Architecting a Scalable Hosting Stack for AI Data Marketplaces

Stop wrestling with storage, provenance and runaway bills—build a production-ready AI data marketplace stack

If you’re a developer or platform engineer building an AI data marketplace in 2026, you face three intersecting problems: how to store and serve large, heterogeneous datasets at scale; how to prove origin, consent and lineage for AI training use; and how to keep storage and egress costs predictable. This blueprint shows a practical, battle-tested architecture—storage, access control, provenance, data catalog and cost controls—so you can architect a Human-Native-style marketplace on your own hosting platform.

Executive summary — what to implement first

Deploy a layered platform that separates object storage, metadata/catalog, access control, provenance ledger and CDN caching. Use an S3-compatible object store for raw artifacts, a transactional metadata store (Postgres) for catalog and ACLs, a policy engine (OPA) plus short-lived credentials for access, and an append-only provenance layer using signed manifests and Merkle roots. Apply aggressive lifecycle policies, deduplication and edge caching to control costs. Below is a practical, phased blueprint that maps to 2026 trends—edge compute, verifiable data provenance, and serverless pipelines—while minimizing vendor lock-in.

Why this matters in 2026

• Cloud infrastructure costs and egress fees remain a primary cause of failed platforms; 2025–26 saw providers push egress and storage-tier complexity, making cost-aware architecture essential.
• Verifiable provenance and consent are now expected: industry moves (including acquisitions and new marketplace offerings) have made provenance a trust requirement for model buyers and regulators.
• Edge-native inference and training pipelines require low-latency access and CDN integration for sample delivery and licensing workflows.

High-level architecture

Build around these core services:

• Object Storage (S3-compatible): source of truth for raw datasets and artifacts.
• Metadata / Data Catalog (Postgres + JSONB; optional graph DB): indexes items, owners, tags, pricing and schema.
• Provenance Ledger (append-only, signed manifests): stores lineage, consent receipts and Merkle roots for integrity.
• Policy & Access Layer (OAuth2 + OPA + STS): enforces usage, billing, and ACLs; issues short-lived object credentials.
• CDN / Edge Cache: caches frequently accessed samples and model artifacts to cut egress and improve latency.
• Billing & Quota Engine: links consumption events to cost and quota enforcement.

Phase 1 — Storage architecture and placement

S3-compatible object storage: pick for compatibility and portability

Use an S3-compatible object store as your primary artifact repository.

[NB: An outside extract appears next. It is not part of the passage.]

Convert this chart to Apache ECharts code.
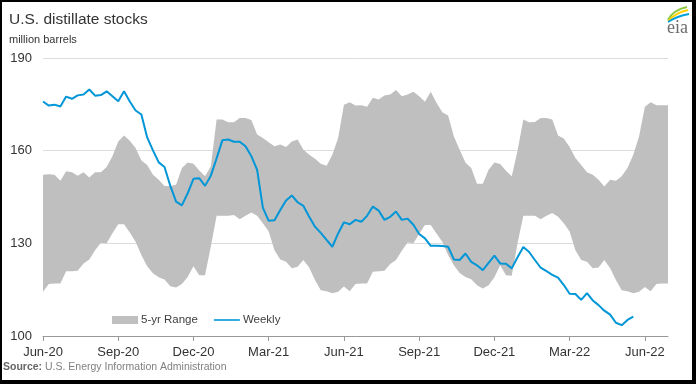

Options include AWS S3, Cloudflare R2, Backblaze B2, Wasabi, MinIO (self-hosted), or hybrid multi-cloud setups. S3 compatibility ensures portability of tools, presigned URLs, and lifecycle policies.

Tiers: hot, warm, cold, archive

Organize buckets by access patterns and SLAs:

• Hot — small samples, frequently read (edge cached): SSD-backed, low-latency.
• Warm — active datasets used for ongoing training experiments.
• Cold — infrequently accessed datasets, retained for compliance.
• Archive — long-term retention (glacier-style) for provenance and evidence.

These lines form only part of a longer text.